Ford’s Theatre NHS plunges visitors into the scene where America’s 16th president, Abraham Lincoln, was assassinated in 1865. Visitors can learn about the theatre, Lincoln’s life, and the assassin’s motivation behind the murder.

Eric Pancer // Wikimedia Commons

San Juan National Historic Site

– Recreational visits in 2019: 1.2 million (31.52% increase from 2018)
– Share of total historic site visits: 13.53%

Learn the importance of Puerto Rico for colonization and global trade at the San Juan NHS. Visitors will tour historic forts, ocean walkways, and colonial-era homes.

Rizka // Wikimedia Commons

Salem Maritime National Historic Site

– Recreational visits in 2019: 339,238 (12.9% increase from 2018)

– Share of total historic site visits: 3.83%

A journey to Massachusetts to the Salem Maritime NHS provides visitors insight into the historic role of sea trade and travel in early America. The port there was a hub for new ideas, goods, and services to the budding country.

Lincoln Home National Historic Site

– Recreational visits in 2019: 197,816 (0.05% increase from 2018)
– Share of total historic site visits: 2.24%

Step into the place Abraham Lincoln called home before becoming the 16th U.S. president. The Illinois site tells the story of Lincoln—not just as a president but as a family man and local community leader.

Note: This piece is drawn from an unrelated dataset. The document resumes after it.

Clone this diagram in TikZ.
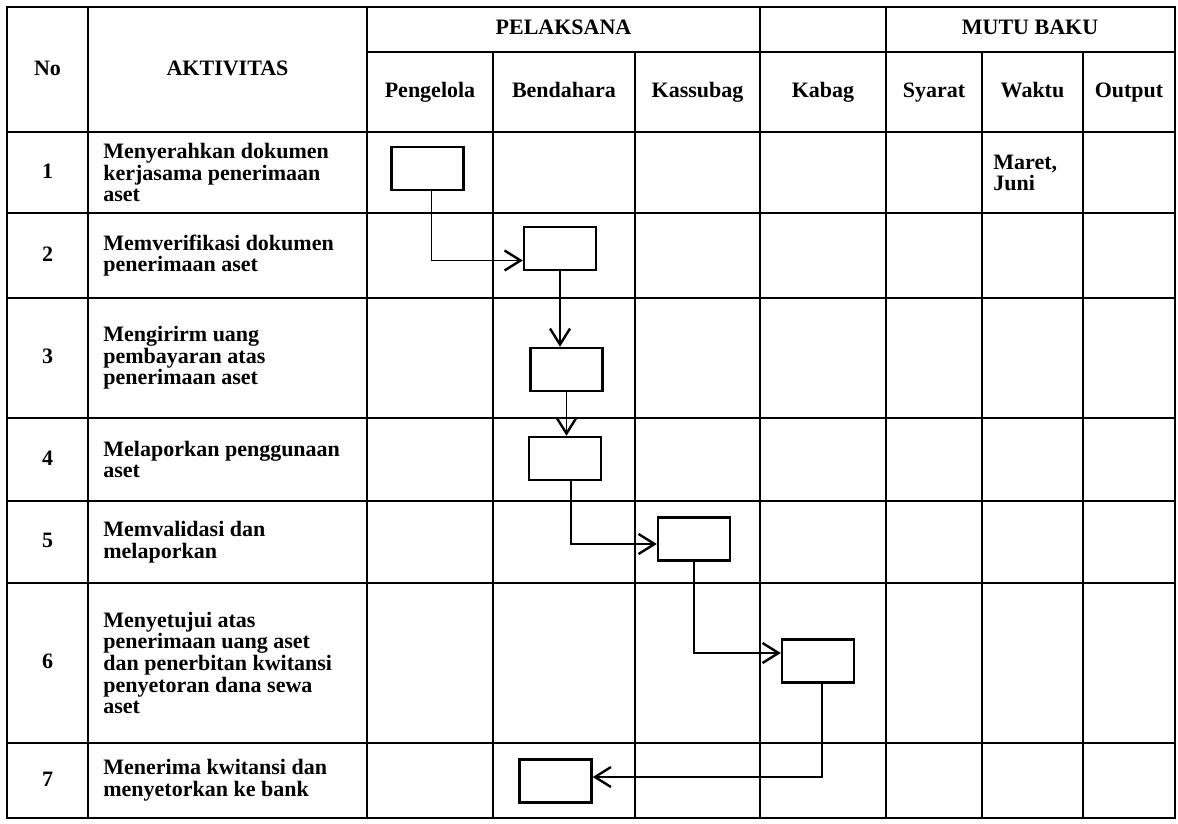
\documentclass[tikz,border=0pt]{standalone}
\usepackage{fontspec}
\setmainfont{Liberation Serif}
\usetikzlibrary{arrows.meta,calc}

\begin{document}
\begin{tikzpicture}[
    x=0.5pt, y=-0.5pt,
    garis/.style={line width=1.1pt},
    kotak/.style={draw,line width=1.2pt,minimum width=36pt,minimum height=21.5pt,inner sep=0pt},
    alur/.style={line width=0.9pt,-{Straight Barb[length=8pt,width=10pt,line width=1.2pt]}},
    teks/.style={font=\fontsize{11}{10.8}\selectfont\bfseries,inner sep=0pt},
    judul/.style={teks,text height=7.5pt,text depth=2pt},
    aktivitas/.style={teks,anchor=west,align=left}]
  \useasboundingbox (0,0) rectangle (1178,824);
  % grid of the table
  \draw[garis] (7,7) rectangle (1175,818);
  \draw[garis] (367,52) -- (1175,52);
  \draw[garis] (7,132) -- (1175,132);
  \foreach \y in {213,298,418,501,583,743}
    \draw[garis] (7,\y) -- (1175,\y);
  \foreach \x in {88,367,760,886}
    \draw[garis] (\x,7) -- (\x,818);
  \foreach \x in {493,635,982,1083}
    \draw[garis] (\x,52) -- (\x,818);
  % header
  \node[judul] (no) at (47.5,70) {No};
  \node[judul] (akt) at (227.5,70) {AKTIVITAS};
  \node[judul] (pel) at (563.5,29.5) {PELAKSANA};
  \node[judul] (mutu) at (1030,29.5) {MUTU BAKU};
  \node[judul] (pengelola) at (430,92) {Pengelola};
  \node[judul] (bendahara) at (564,92) {Bendahara};
  \node[judul] (kassubag) at (697.5,92) {Kassubag};
  \node[judul] (kabag) at (823,92) {Kabag};
  \node[judul] (syarat) at (934,92) {Syarat};
  \node[judul] (waktu) at (1032.5,92) {Waktu};
  \node[judul] (output) at (1129,92) {Output};
  % rows
  \node[judul] (n1) at (47.5,172.5) {1};
  \node[judul] (n2) at (47.5,255.5) {2};
  \node[judul] (n3) at (47.5,358) {3};
  \node[judul] (n4) at (47.5,459.5) {4};
  \node[judul] (n5) at (47.5,542) {5};
  \node[judul] (n6) at (47.5,663) {6};
  \node[judul] (n7) at (47.5,780.5) {7};
  \node[aktivitas] (a1) at (103,172.5) {Menyerahkan dokumen\\kerjasama penerimaan\\aset};
  \node[aktivitas] (a2) at (103,255.5) {Memverifikasi dokumen\\penerimaan aset};
  \node[aktivitas] (a3) at (103,358) {Mengirirm uang\\pembayaran atas\\penerimaan aset};
  \node[aktivitas] (a4) at (103,459.5) {Melaporkan penggunaan\\aset};
  \node[aktivitas] (a5) at (103,542) {Memvalidasi dan\\melaporkan};
  \node[aktivitas] (a6) at (103,663) {Menyetujui atas\\penerimaan uang aset\\dan penerbitan kwitansi\\penyetoran dana sewa\\aset};
  \node[aktivitas] (a7) at (103,780.5) {Menerima kwitansi dan\\menyetorkan ke bank};
  \node[aktivitas] (w1) at (993,173) {Maret,\\Juni};
  % flow boxes
  \node[kotak] (b1) at (427.5,168.5) {};
  \node[kotak] (b2) at (560,248.5) {};
  \node[kotak] (b3) at (566.5,369.5) {};
  \node[kotak] (b4) at (565,458.5) {};
  \node[kotak] (b5) at (694,539) {};
  \node[kotak] (b6) at (818,661) {};
  \node[kotak] (b7) at (555.5,781) {};
  \draw[alur] ([xshift=2pt]b1.south) |- ([yshift=-6pt]b2.west);
  \draw[alur] (b2.south) -- (b2.south |- b3.north);
  \draw[alur] (b3.south) -- (b3.south |- b4.north);
  \draw[alur] ([xshift=3pt]b4.south) |- ([yshift=-2.5pt]b5.west);
  \draw[alur] (b5.south) |- ([yshift=4pt]b6.west);
  \draw[alur] ([xshift=2pt]b6.south) |- ([yshift=2pt]b7.east);
\end{tikzpicture}
\end{document}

Adam Jones, Ph.D. // Wikimedia Commons

Little Rock Central High School National Historic Site

– Recreational visits in 2019: 168,918 (13.29% increase from 2018)
– Share of total historic site visits: 1.91%

The Little Rock Central High School NHS is a step into the history of U.S. school desegregation in the 1950s. Visitors can learn about the history of Brown v. Board of Education and the story of the nine Black students who enrolled at Arkansas’ all-white Central High School.

Crunch // Wikimedia Commons

Home of Franklin D. Roosevelt National Historic Site

– Recreational visits in 2019: 147,109 (4.47% decrease from 2018)

– Share of total historic site visits: 1.66%

See the place where Franklin D. Roosevelt was born and buried in Hyde Park, New York, at the Home of Franklin D. Roosevelt NHS. The home is also the location of the first presidential library.